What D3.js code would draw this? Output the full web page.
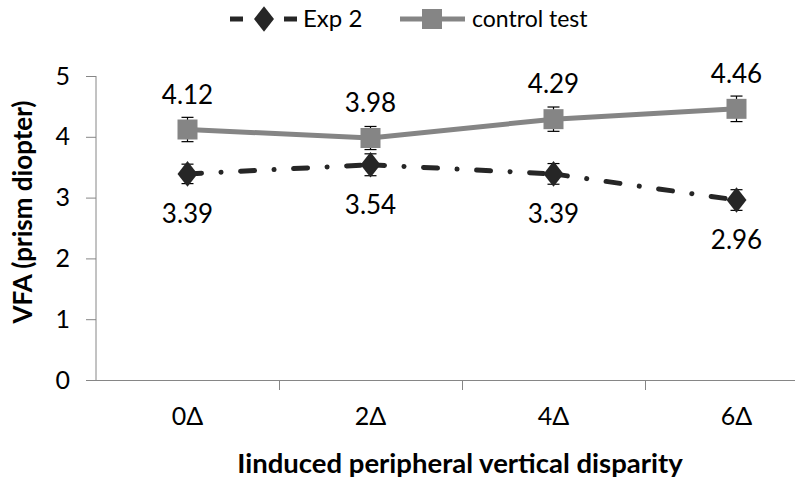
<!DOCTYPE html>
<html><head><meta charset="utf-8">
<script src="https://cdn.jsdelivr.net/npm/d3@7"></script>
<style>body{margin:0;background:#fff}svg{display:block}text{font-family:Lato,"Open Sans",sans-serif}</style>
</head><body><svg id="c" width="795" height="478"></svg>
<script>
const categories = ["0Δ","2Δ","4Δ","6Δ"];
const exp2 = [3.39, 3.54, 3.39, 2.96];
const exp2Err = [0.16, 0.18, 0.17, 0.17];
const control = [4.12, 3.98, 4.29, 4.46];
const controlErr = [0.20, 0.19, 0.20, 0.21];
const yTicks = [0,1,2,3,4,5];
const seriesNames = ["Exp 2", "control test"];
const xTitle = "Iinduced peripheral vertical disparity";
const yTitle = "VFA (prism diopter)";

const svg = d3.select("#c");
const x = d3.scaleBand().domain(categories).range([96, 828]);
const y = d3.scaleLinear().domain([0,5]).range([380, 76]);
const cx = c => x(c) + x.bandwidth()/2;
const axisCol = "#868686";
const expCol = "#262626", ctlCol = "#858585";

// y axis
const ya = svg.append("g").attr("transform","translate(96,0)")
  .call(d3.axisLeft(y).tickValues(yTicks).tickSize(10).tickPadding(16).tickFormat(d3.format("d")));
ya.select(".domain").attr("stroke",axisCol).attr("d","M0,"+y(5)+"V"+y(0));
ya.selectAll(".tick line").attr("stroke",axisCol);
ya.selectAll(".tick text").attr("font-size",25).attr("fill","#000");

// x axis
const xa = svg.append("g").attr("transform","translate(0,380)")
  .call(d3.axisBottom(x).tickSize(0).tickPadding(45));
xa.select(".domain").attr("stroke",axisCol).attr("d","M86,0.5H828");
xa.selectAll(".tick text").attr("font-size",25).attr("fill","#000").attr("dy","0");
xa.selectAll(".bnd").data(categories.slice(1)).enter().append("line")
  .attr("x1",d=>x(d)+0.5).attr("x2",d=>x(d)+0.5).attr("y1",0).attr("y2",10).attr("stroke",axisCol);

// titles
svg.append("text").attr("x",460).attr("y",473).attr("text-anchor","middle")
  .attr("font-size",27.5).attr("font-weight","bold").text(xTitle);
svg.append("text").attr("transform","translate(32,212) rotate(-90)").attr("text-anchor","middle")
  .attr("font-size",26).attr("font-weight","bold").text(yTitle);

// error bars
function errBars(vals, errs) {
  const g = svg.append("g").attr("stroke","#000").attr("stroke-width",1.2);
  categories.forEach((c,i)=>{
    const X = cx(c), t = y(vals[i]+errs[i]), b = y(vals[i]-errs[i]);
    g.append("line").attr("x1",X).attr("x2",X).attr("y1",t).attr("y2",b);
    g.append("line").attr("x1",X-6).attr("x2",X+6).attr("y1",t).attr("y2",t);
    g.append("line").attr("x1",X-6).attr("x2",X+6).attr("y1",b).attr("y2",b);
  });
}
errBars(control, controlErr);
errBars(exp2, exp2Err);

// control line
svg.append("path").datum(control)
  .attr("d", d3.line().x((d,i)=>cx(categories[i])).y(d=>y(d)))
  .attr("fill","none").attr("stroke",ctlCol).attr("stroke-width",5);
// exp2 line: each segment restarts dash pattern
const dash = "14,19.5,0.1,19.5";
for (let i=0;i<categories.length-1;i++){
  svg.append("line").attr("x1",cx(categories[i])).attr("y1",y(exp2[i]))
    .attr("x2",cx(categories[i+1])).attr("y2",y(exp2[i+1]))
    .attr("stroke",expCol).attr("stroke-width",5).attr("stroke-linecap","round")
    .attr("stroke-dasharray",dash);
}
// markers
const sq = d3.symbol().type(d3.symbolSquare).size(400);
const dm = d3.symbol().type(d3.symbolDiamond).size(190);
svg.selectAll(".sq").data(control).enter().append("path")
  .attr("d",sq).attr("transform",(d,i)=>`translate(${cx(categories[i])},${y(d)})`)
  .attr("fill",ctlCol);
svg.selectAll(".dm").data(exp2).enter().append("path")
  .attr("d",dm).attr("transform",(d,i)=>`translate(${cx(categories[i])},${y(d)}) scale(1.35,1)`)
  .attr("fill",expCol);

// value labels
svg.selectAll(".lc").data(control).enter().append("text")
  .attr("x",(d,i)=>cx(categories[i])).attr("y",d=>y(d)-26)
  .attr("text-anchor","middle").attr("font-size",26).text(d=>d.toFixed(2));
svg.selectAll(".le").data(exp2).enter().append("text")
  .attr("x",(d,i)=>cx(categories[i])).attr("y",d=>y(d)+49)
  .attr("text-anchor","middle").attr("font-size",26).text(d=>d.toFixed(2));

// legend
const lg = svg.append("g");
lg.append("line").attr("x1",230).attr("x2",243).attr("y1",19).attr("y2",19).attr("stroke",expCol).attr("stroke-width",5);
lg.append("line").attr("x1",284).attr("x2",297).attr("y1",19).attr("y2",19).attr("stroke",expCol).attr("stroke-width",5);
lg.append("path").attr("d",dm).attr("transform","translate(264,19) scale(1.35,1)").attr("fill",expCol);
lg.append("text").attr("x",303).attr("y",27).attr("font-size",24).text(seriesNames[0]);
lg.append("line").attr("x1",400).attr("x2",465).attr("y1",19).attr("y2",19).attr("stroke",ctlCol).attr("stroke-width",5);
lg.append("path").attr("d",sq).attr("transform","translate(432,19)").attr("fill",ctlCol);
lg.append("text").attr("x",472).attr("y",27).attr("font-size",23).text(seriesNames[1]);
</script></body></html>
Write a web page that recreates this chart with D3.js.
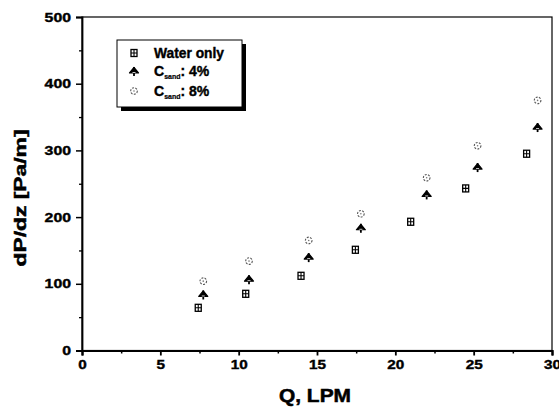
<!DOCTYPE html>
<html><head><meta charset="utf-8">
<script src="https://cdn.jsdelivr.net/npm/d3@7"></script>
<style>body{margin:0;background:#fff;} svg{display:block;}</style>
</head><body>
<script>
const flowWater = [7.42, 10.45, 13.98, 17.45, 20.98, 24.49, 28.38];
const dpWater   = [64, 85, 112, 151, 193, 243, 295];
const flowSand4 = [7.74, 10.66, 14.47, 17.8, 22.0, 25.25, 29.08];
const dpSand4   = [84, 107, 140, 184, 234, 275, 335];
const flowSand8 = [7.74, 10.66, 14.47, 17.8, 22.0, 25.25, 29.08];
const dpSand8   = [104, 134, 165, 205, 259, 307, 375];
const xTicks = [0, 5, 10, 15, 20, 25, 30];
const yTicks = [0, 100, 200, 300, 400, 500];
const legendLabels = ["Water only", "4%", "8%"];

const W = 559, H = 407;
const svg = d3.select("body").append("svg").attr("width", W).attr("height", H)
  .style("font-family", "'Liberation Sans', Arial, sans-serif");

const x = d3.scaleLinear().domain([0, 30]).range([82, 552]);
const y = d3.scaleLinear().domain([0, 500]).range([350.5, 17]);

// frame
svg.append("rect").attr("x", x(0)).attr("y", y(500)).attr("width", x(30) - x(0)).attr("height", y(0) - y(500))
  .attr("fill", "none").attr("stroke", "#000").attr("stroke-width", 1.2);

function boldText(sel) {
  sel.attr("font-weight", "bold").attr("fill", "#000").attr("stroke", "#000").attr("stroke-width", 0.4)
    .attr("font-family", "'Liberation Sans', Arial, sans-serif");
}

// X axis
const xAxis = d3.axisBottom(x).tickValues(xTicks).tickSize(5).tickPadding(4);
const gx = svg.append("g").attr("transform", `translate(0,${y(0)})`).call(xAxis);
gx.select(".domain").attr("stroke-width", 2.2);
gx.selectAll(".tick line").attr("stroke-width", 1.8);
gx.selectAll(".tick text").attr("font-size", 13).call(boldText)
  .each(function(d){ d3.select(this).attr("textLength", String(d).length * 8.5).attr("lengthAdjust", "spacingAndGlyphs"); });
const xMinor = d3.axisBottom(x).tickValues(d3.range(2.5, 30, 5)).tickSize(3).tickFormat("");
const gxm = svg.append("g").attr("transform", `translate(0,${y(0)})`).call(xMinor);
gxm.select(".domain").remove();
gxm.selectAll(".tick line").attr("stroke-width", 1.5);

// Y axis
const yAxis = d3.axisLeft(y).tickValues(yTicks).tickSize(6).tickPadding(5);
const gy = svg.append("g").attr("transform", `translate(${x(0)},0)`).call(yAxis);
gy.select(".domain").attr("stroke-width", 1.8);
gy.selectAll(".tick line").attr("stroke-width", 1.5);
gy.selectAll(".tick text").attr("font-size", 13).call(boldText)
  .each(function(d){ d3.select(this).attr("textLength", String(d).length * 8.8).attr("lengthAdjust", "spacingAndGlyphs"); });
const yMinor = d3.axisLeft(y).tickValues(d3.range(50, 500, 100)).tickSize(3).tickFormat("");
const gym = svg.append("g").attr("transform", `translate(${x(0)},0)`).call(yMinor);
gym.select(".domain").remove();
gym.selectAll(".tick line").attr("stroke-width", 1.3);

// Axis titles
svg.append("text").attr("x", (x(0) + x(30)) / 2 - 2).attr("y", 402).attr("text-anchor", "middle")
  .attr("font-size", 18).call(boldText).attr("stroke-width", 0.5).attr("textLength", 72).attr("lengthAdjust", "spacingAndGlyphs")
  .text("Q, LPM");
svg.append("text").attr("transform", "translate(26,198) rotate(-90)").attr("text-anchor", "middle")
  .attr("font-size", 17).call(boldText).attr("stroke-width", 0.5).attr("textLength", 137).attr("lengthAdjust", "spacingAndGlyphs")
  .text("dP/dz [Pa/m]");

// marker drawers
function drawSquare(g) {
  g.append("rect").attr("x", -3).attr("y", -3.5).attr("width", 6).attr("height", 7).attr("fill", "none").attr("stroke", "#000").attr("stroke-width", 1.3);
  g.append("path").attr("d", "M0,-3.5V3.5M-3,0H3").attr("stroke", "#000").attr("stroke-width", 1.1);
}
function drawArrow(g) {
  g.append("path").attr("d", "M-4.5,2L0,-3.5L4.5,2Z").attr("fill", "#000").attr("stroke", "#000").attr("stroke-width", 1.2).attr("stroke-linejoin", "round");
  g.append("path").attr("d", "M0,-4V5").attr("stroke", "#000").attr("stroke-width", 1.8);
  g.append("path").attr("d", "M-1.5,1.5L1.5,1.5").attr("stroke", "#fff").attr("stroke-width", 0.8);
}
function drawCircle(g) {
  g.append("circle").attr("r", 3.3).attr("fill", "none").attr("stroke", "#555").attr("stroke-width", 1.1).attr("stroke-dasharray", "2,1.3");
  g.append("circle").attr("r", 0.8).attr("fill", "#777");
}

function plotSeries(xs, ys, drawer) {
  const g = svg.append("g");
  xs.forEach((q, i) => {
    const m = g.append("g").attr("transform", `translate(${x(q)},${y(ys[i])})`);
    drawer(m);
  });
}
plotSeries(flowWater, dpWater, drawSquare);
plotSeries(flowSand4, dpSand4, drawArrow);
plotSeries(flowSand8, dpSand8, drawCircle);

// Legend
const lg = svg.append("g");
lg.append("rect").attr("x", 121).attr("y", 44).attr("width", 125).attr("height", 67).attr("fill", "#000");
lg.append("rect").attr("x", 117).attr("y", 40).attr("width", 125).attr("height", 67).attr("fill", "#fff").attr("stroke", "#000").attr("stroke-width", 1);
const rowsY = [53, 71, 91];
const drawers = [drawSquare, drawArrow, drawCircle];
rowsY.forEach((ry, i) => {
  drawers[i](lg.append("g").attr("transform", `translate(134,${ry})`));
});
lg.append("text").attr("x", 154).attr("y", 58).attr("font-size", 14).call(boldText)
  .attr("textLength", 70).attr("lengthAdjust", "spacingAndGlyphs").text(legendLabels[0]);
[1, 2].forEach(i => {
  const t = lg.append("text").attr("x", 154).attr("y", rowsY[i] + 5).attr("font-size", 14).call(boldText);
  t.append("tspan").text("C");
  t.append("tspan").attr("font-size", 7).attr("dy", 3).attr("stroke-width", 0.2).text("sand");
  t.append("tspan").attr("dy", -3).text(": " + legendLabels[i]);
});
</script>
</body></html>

** Task objective **
Copy each line of the records above that carries the word "page".

** In response **
What D3.js code would draw this? Output the full web page.
Write a web page that recreates this chart with D3.js.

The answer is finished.